With practically everyone approved for a mortgage, the demand for homes skyrocketed. Real-estate prices shot sky high. And as long as home prices rose, everyone felt secure inside the bubble.
Lending institutions made money hand over fist by accumulating new loans and then reselling them to Fannie Mae and Freddie Mac. They, in turn, made huge profits by bundling their loans into securities and selling them on the bond market.
For banks, it was worth the foreclosure risk as long as the housing market surged—and they could dump their crummy loans on pension funds and unsuspecting institutional investors.
And for the giddy buyers, it made sense too. Even if they couldn’t make their payments, they could at least sell their homes for a profit—or perhaps take out a second mortgage on the home’s appreciation in value. Even those with good credit wanted a piece of the real-estate pie. In hopes of building equity in the overheated market, many hurriedly upgraded their living arrangement or purchased a second home before prices skyrocketed further. Those who stayed put could also get in on the action by seeking a line of credit or a second mortgage in order to remodel the house or buy a boat.
During the carnival-like joy ride, few politicians and economists sounded the alarm. We certainly did. But few listened.
Then look what happened. Continuing from Stephen Flurry’s article:
Now that the housing bubble has popped, commentators, economists, academics, activists and especially politicians have laid blame on just about anything and everyone—government deregulation, greed on Wall Street, “golden parachutes” for ceos to bail out of failing companies, President Bush’s bad economic policies, Democrats like Barney Frank who assured Americans a few years ago that Fannie Mae and Freddie Mac were not facing a financial crisis, Republicans who warned of a financial meltdown at that same time, but who failed to take any meaningful action at a time when they controlled Congress and the White House—and on and on it goes.To be sure, there’s plenty of blame to go around. But if you want to talk about root causes of the financial crisis, a conversational centerpiece has to be political correctness run amok. Despite the seemingly noble idea of removing even the most basic mortgage underwriting standards in order to dramatically increase the chances of minority homeownership—not to mention loans for single moms, new immigrants, etc.—it resulted in the biggest housing bubble in history.
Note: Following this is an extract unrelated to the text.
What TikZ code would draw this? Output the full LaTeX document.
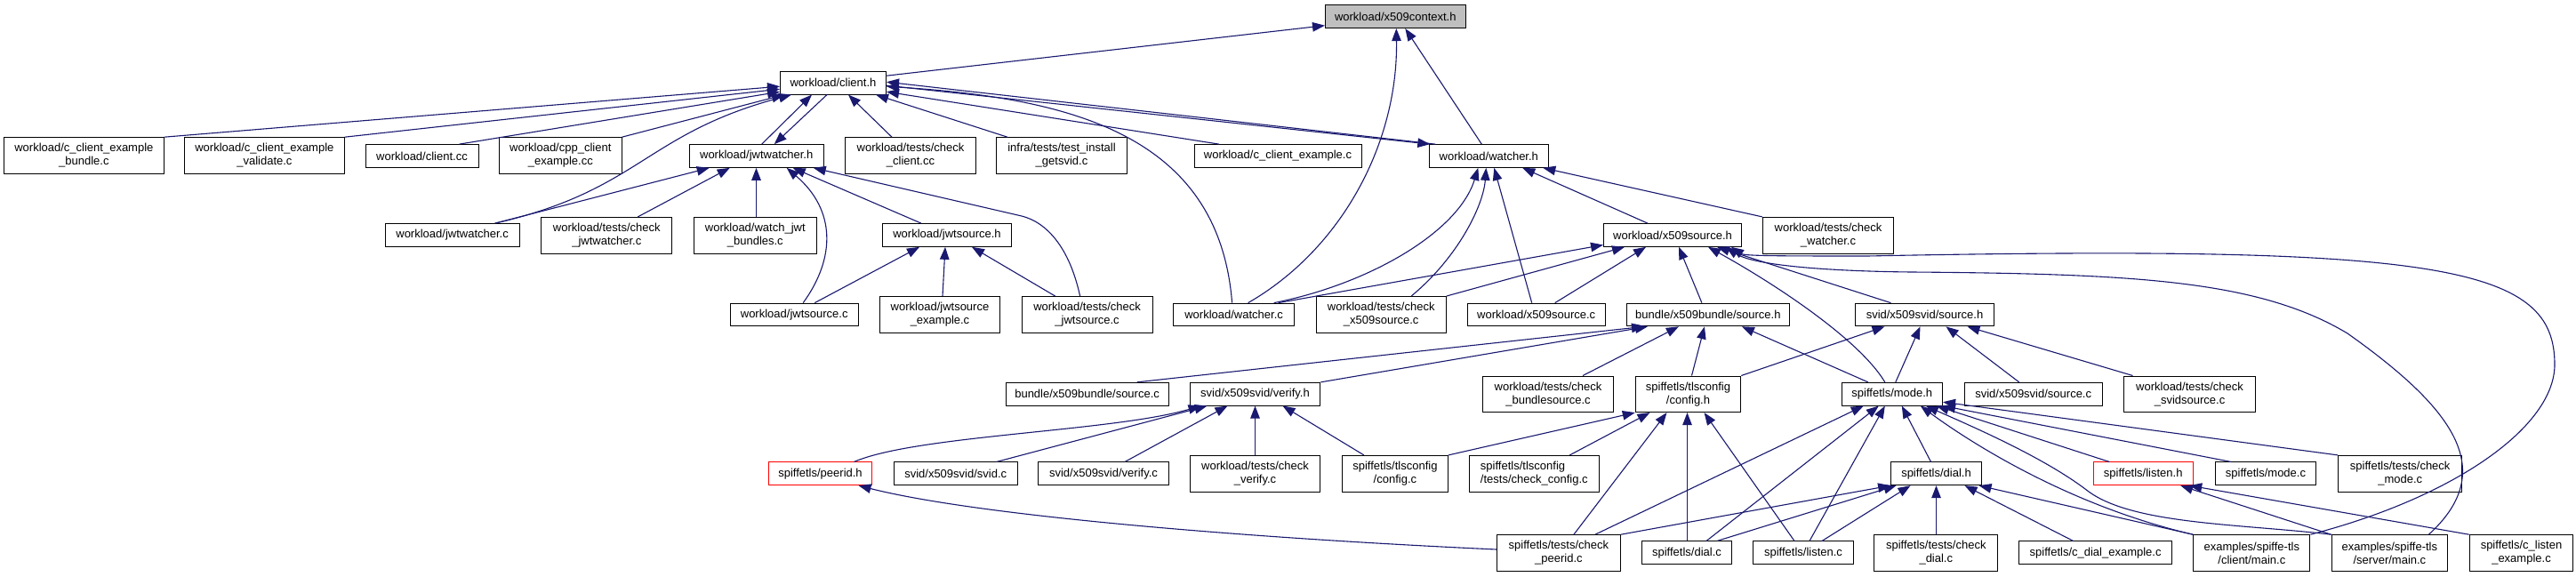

And now, President Obama has appointed a man who is arguably one of the chief architects of the subprime housing bubble to oversee the government-owned lenders that currently issue over 60 percent of all new mortgages in America!
Talk about hiring an inmate to run the insane asylum.
What do you think he will do? He has already told us. Reflate the housing bubble by helping people buy houses they cannot afford.
Even before he was confirmed, he said that he will stop the planned increases in government-backed mortgage fees that were designed to wean the mortgage market off government subsidies. He also put his name to a letter calling on Fannie and Freddie to forgive the debts of underwater homeowners who speculated on McMansions at the height of the bubble.
Housing Bubble 2.0 here we come.
Mel Watt’s record is public knowledge. So why has there been so little discussion about it? Why didn’t Republicans challenge him on that, rather than criticizing his lack of business experience?
Here’s one reason: Everybody is afraid to be called a racist. No one wants to be associated with anything that can be twisted or perceived to be against minorities. The race card is a powerful motivator in today’s political climate.
Also, as Stephen Flurry brought out in his article, Republicans too were complicit in the housing bubble and pushing banks to issue risky loans to those who could not afford it. No one likes to have their own skeletons brought into daylight.
But there is another reason also.
Big banks and real estate groups are some of the biggest donors to both political parties. As the Center for Responsive Politics points out, financial industry players (commercial banks, investment banks and insurance companies) are three of the top five contributors to Watt’s election coffers.
Mel Watt is just the man for Wall Street. He said he wants to reflate housing prices, and he is for lowering the lending standards again.
The big banks couldn’t be happier. Issuing subprime loans to those who can’t afford them makes good economic sense—as long as the government is there to subsidize it and bail them out when things go wrong.
With the ridiculous appointment of Mel Watt as the mortgage market regulator, President Obama has signaled that government-backed loans are here to stay. That means Housing Bubble 2.0 may be on the way.